The Day After is a film of many standout moments; its sense of sadness, frustration and futility remains quite undiminished even thirty years on. It is a film that perhaps doesn't chill or frighten in quite the same way as Threads does, but it comes as close as anyone need dare. The Day After gets a shattering 9 out of 10 Disaster Points.

Wednesday 24 February 2016

Disaster Film Olympiad: Testament

If anyone has ever considered what life would be like after a nuclear war and somehow reached the conclusion that it wouldn't be shit, an hour and a half in the company of 1983's Testament should see you right. While the film foregoes many of our favourite nuclear disaster tropes: running around, screaming, urination, burns, viciously imploding buildings and enforcement of the harsh strictures of martial law; it remains peculiarly affecting, in spite of - or very probably because of - its gentle, quiet, meditative tone.

The Wetherly family are a fairly normal bunch, a married couple living with their three children in the (alas made-up) town of Hamelin, California. The father is the breadwinner, working a 90 minute drive away in San Francisco. If any of the Wetherlys have cause to be glad of what it about to happen it is surely Tom, who at least won't have to do that commute any more.

Sadly for Tom, the rest of the Wetherlys and everyone else, the commencement of hostilities does more than just interrupt the scheduled episode of Sesame Street. The actual strike is peculiarly restrained for a film of its type: no whizzbangs, no special effects and no hellzapoppin, just a sustained flash of light seen through the living room window.

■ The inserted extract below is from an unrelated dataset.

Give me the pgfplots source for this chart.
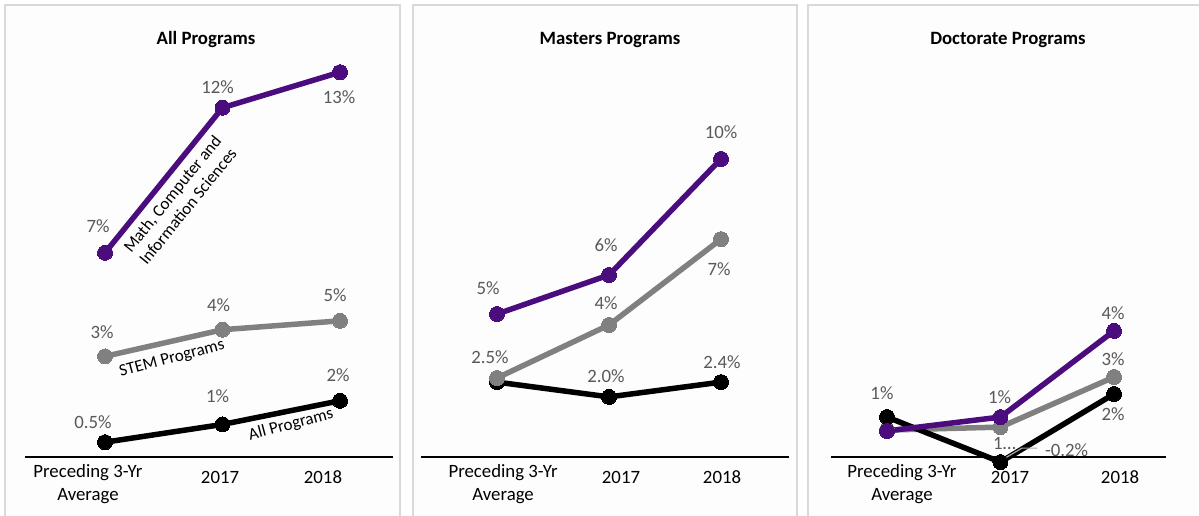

Testament is a film about dealing with the consequences of that flash. The family and community dynamics to which we have been briefly introduced quickly begin to collapse and decay all around us. Central to the film is Carol Wetherly, Tom's wife and now presumably widow, trying to keep a brave face and keep her family, their standards of behaviour and senses of personal morality together.

Carol and Brad Wetherly post for the annual family portrait photograph, 1984.

Of course this is difficult enough, contending with disrupted utilities and the cessation of regular deliveries of everyday supplies, before one even factors in the unseen plague of radioactive fallout. Desperation quickly takes hold in Hamelin, but it is portrayed as doing so without frenzy; rather it comes about as a result of an insidious, steady suffocation. Of new realities and circumstances removing all of people's other options. It is a sobering look at the unavoidable patheticness of it all. Not even the local school's performance of their previously scheduled rendition of The Pied Piper of Hamelin can raise spirits, if only because the stage is quickly strewn with the teeth, toes and tears of its participants.

The Wetherly children all deal with this new way of life - something which can be shit enough without all this nonsense - in different ways. The eldest son, Brad, finds something of himself, a businesslike maturity that sees him involving himself in caring for the community as best he can. His nascent friendship with the town's elderly ham radio enthusiast is particularly pregnant with pathos.

It is sad that it took such an event for Brad to gain such wisdom and perspective, but his steely visage is neatly contrasted by his sister Mary Liz, who is paralysed with the hopelessness of the situation and regret at what she, on the cusp of womanhood, has surely lost. The scene in which she asks her poor mother what it is like to have it off with a dude is a stark reminder that such conversations are difficult enough, before the onset of widespread leukaemia, shifting norms or looting.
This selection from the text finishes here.